• _What to work on_: Reproduce verbatim the lines up to and including the one with "plt.rcParams['font.family'] = ['Liberation", starting from the first.

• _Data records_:
★ ★ ★
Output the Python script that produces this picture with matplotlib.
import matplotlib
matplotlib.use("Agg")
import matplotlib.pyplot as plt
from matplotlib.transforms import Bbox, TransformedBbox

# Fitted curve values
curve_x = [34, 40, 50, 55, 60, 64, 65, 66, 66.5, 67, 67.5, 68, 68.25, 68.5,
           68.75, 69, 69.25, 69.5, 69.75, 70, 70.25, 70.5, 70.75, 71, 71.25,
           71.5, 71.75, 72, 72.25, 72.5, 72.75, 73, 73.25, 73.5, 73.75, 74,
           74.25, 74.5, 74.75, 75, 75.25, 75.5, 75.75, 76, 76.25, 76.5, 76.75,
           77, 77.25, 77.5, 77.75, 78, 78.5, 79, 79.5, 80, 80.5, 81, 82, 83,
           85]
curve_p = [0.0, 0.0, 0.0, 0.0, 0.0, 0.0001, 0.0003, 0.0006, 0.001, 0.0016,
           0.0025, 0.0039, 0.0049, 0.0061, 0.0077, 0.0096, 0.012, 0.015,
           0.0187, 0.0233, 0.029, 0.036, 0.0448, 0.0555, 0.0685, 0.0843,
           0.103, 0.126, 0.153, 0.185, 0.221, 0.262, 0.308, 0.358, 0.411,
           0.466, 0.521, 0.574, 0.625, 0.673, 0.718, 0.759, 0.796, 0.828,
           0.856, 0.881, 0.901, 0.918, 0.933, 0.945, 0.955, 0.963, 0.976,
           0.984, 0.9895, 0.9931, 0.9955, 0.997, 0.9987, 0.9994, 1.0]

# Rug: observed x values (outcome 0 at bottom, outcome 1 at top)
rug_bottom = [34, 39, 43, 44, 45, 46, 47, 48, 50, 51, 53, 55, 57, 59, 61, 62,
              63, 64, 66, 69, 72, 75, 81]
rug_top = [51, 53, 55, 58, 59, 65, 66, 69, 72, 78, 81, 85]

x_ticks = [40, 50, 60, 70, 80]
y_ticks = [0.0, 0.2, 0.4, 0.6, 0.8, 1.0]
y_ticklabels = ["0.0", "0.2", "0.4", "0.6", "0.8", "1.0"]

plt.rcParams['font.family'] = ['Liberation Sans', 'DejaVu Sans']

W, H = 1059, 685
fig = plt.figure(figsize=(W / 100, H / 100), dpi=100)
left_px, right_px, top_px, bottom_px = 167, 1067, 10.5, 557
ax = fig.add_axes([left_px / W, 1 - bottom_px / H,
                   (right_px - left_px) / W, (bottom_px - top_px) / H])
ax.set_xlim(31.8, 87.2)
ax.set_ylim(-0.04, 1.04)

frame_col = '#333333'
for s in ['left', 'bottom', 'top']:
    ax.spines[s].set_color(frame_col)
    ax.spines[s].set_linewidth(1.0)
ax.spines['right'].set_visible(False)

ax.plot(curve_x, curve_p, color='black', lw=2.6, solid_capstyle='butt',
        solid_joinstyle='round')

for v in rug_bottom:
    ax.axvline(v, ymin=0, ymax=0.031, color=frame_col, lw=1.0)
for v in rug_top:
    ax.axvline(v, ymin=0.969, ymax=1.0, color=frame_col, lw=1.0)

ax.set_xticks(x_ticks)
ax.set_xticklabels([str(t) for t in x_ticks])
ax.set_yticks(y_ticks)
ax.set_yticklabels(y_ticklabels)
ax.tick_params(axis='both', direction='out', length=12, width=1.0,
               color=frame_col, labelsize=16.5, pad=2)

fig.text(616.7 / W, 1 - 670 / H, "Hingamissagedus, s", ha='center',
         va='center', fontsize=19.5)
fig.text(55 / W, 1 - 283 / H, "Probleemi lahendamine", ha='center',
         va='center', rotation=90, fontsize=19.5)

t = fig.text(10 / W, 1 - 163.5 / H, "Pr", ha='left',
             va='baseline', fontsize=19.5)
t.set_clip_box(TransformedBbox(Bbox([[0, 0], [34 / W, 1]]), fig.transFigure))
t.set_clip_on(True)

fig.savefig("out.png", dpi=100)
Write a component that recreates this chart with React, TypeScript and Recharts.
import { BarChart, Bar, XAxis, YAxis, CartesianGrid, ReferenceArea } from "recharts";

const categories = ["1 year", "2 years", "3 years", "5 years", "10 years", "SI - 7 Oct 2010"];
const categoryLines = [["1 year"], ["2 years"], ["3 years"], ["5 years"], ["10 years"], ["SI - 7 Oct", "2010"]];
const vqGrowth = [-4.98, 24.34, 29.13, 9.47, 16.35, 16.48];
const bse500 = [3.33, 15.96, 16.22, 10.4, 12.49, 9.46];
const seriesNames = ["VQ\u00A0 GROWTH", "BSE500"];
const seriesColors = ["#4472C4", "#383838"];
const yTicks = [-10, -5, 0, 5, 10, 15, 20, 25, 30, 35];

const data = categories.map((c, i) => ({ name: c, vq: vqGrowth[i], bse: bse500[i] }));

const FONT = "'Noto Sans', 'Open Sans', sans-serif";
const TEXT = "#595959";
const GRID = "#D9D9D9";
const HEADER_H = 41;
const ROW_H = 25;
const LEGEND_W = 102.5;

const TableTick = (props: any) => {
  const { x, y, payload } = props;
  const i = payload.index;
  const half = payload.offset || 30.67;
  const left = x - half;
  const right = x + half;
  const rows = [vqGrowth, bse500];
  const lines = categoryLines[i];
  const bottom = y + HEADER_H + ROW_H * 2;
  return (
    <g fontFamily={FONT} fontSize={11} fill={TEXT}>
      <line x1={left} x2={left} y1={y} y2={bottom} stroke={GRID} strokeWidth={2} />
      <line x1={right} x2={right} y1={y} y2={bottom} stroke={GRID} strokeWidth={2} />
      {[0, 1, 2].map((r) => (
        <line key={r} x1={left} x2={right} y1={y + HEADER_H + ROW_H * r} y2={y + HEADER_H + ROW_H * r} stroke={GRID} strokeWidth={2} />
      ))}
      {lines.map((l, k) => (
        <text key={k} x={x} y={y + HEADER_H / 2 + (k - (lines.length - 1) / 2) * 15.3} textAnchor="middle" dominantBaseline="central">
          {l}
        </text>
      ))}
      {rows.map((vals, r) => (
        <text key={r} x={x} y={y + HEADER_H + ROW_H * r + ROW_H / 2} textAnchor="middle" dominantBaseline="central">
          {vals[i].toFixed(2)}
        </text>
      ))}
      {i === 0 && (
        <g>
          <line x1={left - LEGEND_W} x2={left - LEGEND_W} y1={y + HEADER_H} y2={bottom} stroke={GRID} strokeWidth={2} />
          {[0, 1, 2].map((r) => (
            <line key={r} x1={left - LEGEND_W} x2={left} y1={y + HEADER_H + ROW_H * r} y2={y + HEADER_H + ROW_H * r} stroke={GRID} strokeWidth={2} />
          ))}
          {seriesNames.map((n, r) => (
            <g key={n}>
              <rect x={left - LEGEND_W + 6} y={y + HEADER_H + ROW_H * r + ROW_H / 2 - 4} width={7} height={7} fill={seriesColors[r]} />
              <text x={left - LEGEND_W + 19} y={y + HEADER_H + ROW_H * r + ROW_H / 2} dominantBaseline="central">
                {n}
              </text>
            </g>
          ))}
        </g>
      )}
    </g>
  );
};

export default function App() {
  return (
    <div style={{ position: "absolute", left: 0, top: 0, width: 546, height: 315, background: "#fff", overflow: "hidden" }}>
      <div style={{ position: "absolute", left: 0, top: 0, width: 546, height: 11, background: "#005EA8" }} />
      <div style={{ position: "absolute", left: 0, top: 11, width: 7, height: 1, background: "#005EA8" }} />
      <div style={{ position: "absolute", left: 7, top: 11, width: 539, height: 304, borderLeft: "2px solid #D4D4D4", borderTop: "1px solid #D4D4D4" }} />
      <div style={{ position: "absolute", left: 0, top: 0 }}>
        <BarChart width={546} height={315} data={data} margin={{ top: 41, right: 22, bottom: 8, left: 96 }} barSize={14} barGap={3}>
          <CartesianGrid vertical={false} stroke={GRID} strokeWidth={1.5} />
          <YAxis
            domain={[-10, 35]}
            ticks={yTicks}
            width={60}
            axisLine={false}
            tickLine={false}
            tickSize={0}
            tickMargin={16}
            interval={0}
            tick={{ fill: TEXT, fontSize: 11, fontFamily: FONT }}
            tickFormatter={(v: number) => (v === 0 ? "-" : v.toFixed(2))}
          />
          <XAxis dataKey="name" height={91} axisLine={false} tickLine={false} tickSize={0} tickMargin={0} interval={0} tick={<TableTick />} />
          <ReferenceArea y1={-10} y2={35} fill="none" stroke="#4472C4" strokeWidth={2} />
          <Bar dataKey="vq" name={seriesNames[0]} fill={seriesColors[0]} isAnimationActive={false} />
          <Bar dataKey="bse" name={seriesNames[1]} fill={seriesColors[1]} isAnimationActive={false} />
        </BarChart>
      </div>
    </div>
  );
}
★ ★ ★
• _Full solution_:
Output the Python script that produces this picture with matplotlib.
import matplotlib
matplotlib.use("Agg")
import matplotlib.pyplot as plt
from matplotlib.transforms import Bbox, TransformedBbox

# Fitted curve values
curve_x = [34, 40, 50, 55, 60, 64, 65, 66, 66.5, 67, 67.5, 68, 68.25, 68.5,
           68.75, 69, 69.25, 69.5, 69.75, 70, 70.25, 70.5, 70.75, 71, 71.25,
           71.5, 71.75, 72, 72.25, 72.5, 72.75, 73, 73.25, 73.5, 73.75, 74,
           74.25, 74.5, 74.75, 75, 75.25, 75.5, 75.75, 76, 76.25, 76.5, 76.75,
           77, 77.25, 77.5, 77.75, 78, 78.5, 79, 79.5, 80, 80.5, 81, 82, 83,
           85]
curve_p = [0.0, 0.0, 0.0, 0.0, 0.0, 0.0001, 0.0003, 0.0006, 0.001, 0.0016,
           0.0025, 0.0039, 0.0049, 0.0061, 0.0077, 0.0096, 0.012, 0.015,
           0.0187, 0.0233, 0.029, 0.036, 0.0448, 0.0555, 0.0685, 0.0843,
           0.103, 0.126, 0.153, 0.185, 0.221, 0.262, 0.308, 0.358, 0.411,
           0.466, 0.521, 0.574, 0.625, 0.673, 0.718, 0.759, 0.796, 0.828,
           0.856, 0.881, 0.901, 0.918, 0.933, 0.945, 0.955, 0.963, 0.976,
           0.984, 0.9895, 0.9931, 0.9955, 0.997, 0.9987, 0.9994, 1.0]

# Rug: observed x values (outcome 0 at bottom, outcome 1 at top)
rug_bottom = [34, 39, 43, 44, 45, 46, 47, 48, 50, 51, 53, 55, 57, 59, 61, 62,
              63, 64, 66, 69, 72, 75, 81]
rug_top = [51, 53, 55, 58, 59, 65, 66, 69, 72, 78, 81, 85]

x_ticks = [40, 50, 60, 70, 80]
y_ticks = [0.0, 0.2, 0.4, 0.6, 0.8, 1.0]
y_ticklabels = ["0.0", "0.2", "0.4", "0.6", "0.8", "1.0"]

plt.rcParams['font.family'] = ['Liberation Sans', 'DejaVu Sans']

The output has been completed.